Career, Major Works, and Turning Points
Moss's breakthrough came with the 1990 The Face shoot "The Third Summer of Love", photographed by Corinne Day, which presented her not as a finished glamour object but as a seemingly ordinary, intimate, almost documentary presence. From there, her rise was swift and era-defining: campaigns for Calvin Klein in the early 1990s, especially with Mark Wahlberg, made her internationally famous and helped install a new body ideal in fashion; runway work for major houses and covers for British Vogue, American Vogue, Harper's Bazaar, W, and countless international editions confirmed her as more than a fad. She became the central model of 1990s minimalism and then, unusually, survived that decade's passing to remain relevant through reinvention - as collaborator, muse, entrepreneur, and editor-at-large. Her major turning points included the backlash against "heroin chic", where her image was blamed for broader cultural anxieties about thinness and decadence; the intense tabloid exposure of her relationships, especially with Johnny Depp and later Pete Doherty; and the 2005 cocaine scandal, after which many expected collapse. Instead, after treatment and a disciplined recalibration of her public life, she returned with renewed commercial power, fronting campaigns for Burberry, Rimmel, Longchamp, and luxury brands while launching ventures including Topshop collections and later her wellness and beauty interests. Few models have turned notoriety into longevity so effectively.
Philosophy, Style, and Themes
Moss's philosophy has always been less articulated doctrine than instinctive resistance. She built a career while insisting, “I am not a fashion freak!” That disavowal was not false modesty; it revealed a core paradox. She was not a theoretician of clothes but an instrument of mood, someone who made garments seem lived-in rather than displayed. Her genius lay in making luxury look accidental. In photographs she often appeared simultaneously present and absent, as if preserving an inner room the camera could not fully enter. That reserve explains both her power and the projection she invited: designers, photographers, tabloids, and audiences could all imagine a different Kate Moss because she never overexplained herself. Her style - slip dresses, vintage coats, ballet flats, skinny jeans, black jackets, festival bohemia tempered by sharp tailoring - became globally imitated because it looked less like styling than self-assembly.
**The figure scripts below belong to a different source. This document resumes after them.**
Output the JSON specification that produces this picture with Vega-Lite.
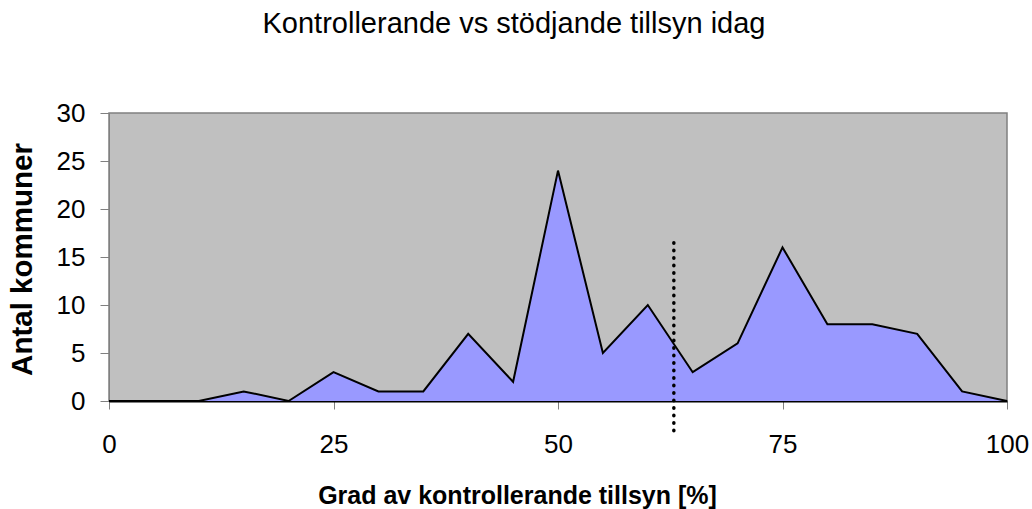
{
  "$schema": "https://vega.github.io/schema/vega-lite/v6.json",
  "autosize": "none",
  "width": 898,
  "height": 288,
  "padding": {"left": 109, "top": 113, "right": 25, "bottom": 108},
  "background": "white",
  "title": {
    "text": "Kontrollerande vs stödjande tillsyn idag",
    "font": "Liberation Sans",
    "fontSize": 29,
    "fontWeight": "normal",
    "color": "black",
    "anchor": "middle",
    "baseline": "alphabetic",
    "dx": -44,
    "offset": 38
  },
  "config": {
    "view": {"fill": "#C0C0C0", "stroke": "#808080", "strokeWidth": 1.5},
    "axis": {
      "labelFont": "Liberation Sans",
      "titleFont": "Liberation Sans",
      "labelColor": "black",
      "titleColor": "black",
      "grid": false
    }
  },
  "datasets": {
    "dist": [
      {"grad": 0, "antal": 0},
      {"grad": 5, "antal": 0},
      {"grad": 10, "antal": 0},
      {"grad": 15, "antal": 1},
      {"grad": 20, "antal": 0},
      {"grad": 25, "antal": 3},
      {"grad": 30, "antal": 1},
      {"grad": 35, "antal": 1},
      {"grad": 40, "antal": 7},
      {"grad": 45, "antal": 2},
      {"grad": 50, "antal": 24},
      {"grad": 55, "antal": 5},
      {"grad": 60, "antal": 10},
      {"grad": 65, "antal": 3},
      {"grad": 70, "antal": 6},
      {"grad": 75, "antal": 16},
      {"grad": 80, "antal": 8},
      {"grad": 85, "antal": 8},
      {"grad": 90, "antal": 7},
      {"grad": 95, "antal": 1},
      {"grad": 100, "antal": 0}
    ],
    "marker": [{"grad": 62.9, "y1": -3.1, "y2": 17.2}]
  },
  "layer": [
    {
      "data": {"name": "dist"},
      "mark": {"type": "area", "color": "#9999FF", "line": false},
      "encoding": {
        "x": {
          "field": "grad",
          "type": "quantitative",
          "scale": {"domain": [0, 100], "nice": false, "zero": false},
          "axis": {
            "values": [0, 25, 50, 75, 100],
            "title": "Grad av kontrollerande tillsyn [%]",
            "titleFontSize": 25,
            "titleFontWeight": "bold",
            "titleX": 408,
            "titleY": 102,
            "titleBaseline": "alphabetic",
            "titleAlign": "center",
            "labelFontSize": 26,
            "labelPadding": 22,
            "tickSize": 8,
            "tickColor": "#808080",
            "domainColor": "black",
            "domainWidth": 2,
            "labelFlush": false
          }
        },
        "y": {
          "field": "antal",
          "type": "quantitative",
          "scale": {"domain": [0, 30], "nice": false},
          "axis": {
            "values": [0, 5, 10, 15, 20, 25, 30],
            "title": "Antal kommuner",
            "titleFontSize": 29.5,
            "titleFontWeight": "bold",
            "titleX": -87,
            "titleY": 146,
            "titleAngle": -90,
            "titleAlign": "center",
            "titleBaseline": "middle",
            "labelFontSize": 26,
            "labelPadding": 15,
            "tickSize": 9,
            "tickColor": "#808080",
            "domainColor": "#808080",
            "labelFlush": false
          }
        }
      }
    },
    {
      "data": {"name": "dist"},
      "mark": {"type": "line", "color": "black", "strokeWidth": 2},
      "encoding": {
        "x": {"field": "grad", "type": "quantitative"},
        "y": {"field": "antal", "type": "quantitative"}
      }
    },
    {
      "data": {"name": "marker"},
      "mark": {"type": "rule", "color": "black", "strokeWidth": 3.5, "strokeDash": [0.5, 7], "strokeCap": "round"},
      "encoding": {
        "x": {"field": "grad", "type": "quantitative"},
        "y": {"field": "y1", "type": "quantitative"},
        "y2": {"field": "y2"}
      }
    }
  ]
}
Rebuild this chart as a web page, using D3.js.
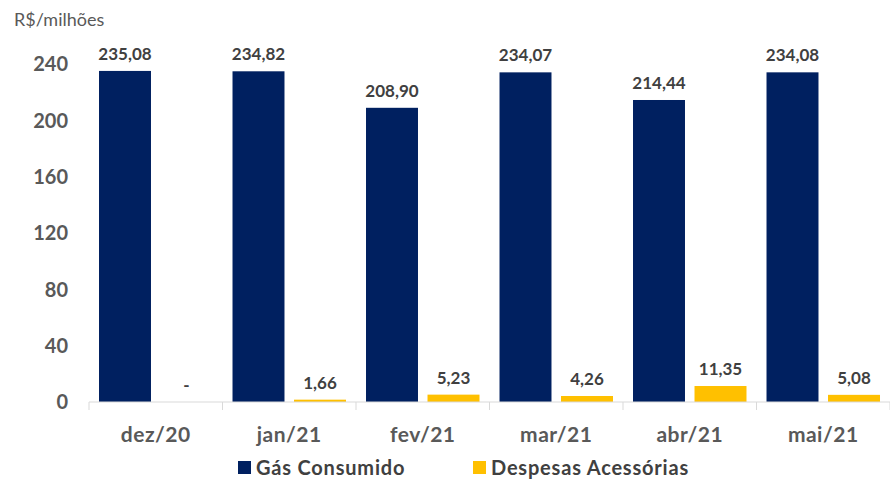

That self-assembly came with psychic cost. “It is quite amazing what I didn't feel after a while. I didn't really want to feel things”. In that sentence, the public mask and the private anesthesia almost meet. Moss's life in fashion was built on exposure, yet her survival strategy often seemed to be numbness, detachment, and wit. Even her humor could be barbed anthropology: “Americans are really obsessed with their teeth being white and straight, aren't they?” The remark is comic, but it also shows her lifelong suspicion of overcorrection, artificial perfection, and coercive normality. When scandal threatened to fix her identity from the outside, she answered not with manifesto but with re-centering: “I had tried to get focused on other things. But I always ended up back in the same place, and it wasn't making me happy. I needed to get the focus back”. That is the language of someone who understood that image, for her, was not superficial. It was labor, control, and a means of reclaiming selfhood from chaos.
Legacy and Influence
Kate Moss changed the visual grammar of fashion. She helped end the monopoly of the Amazonian supermodel and opened space for fragility, androgyny, understatement, and a more elusive erotic charge. Her influence reached beyond modeling into styling, nightlife, celebrity culture, and the high-low mix that shaped 21st-century dress. She became a muse to photographers from Mario Testino to Juergen Teller, to designers from Calvin Klein to John Galliano, Alexander McQueen, and Marc Jacobs, and to a generation of models who learned that charisma need not be loud. Just as important, her career mapped the modern condition of fame: commercial omnipresence fused with tabloid predation, self-invention shadowed by self-damage. If earlier models embodied perfection, Moss embodied recognizability under pressure. That is why she endures. She did not simply wear an era - she gave the era its face.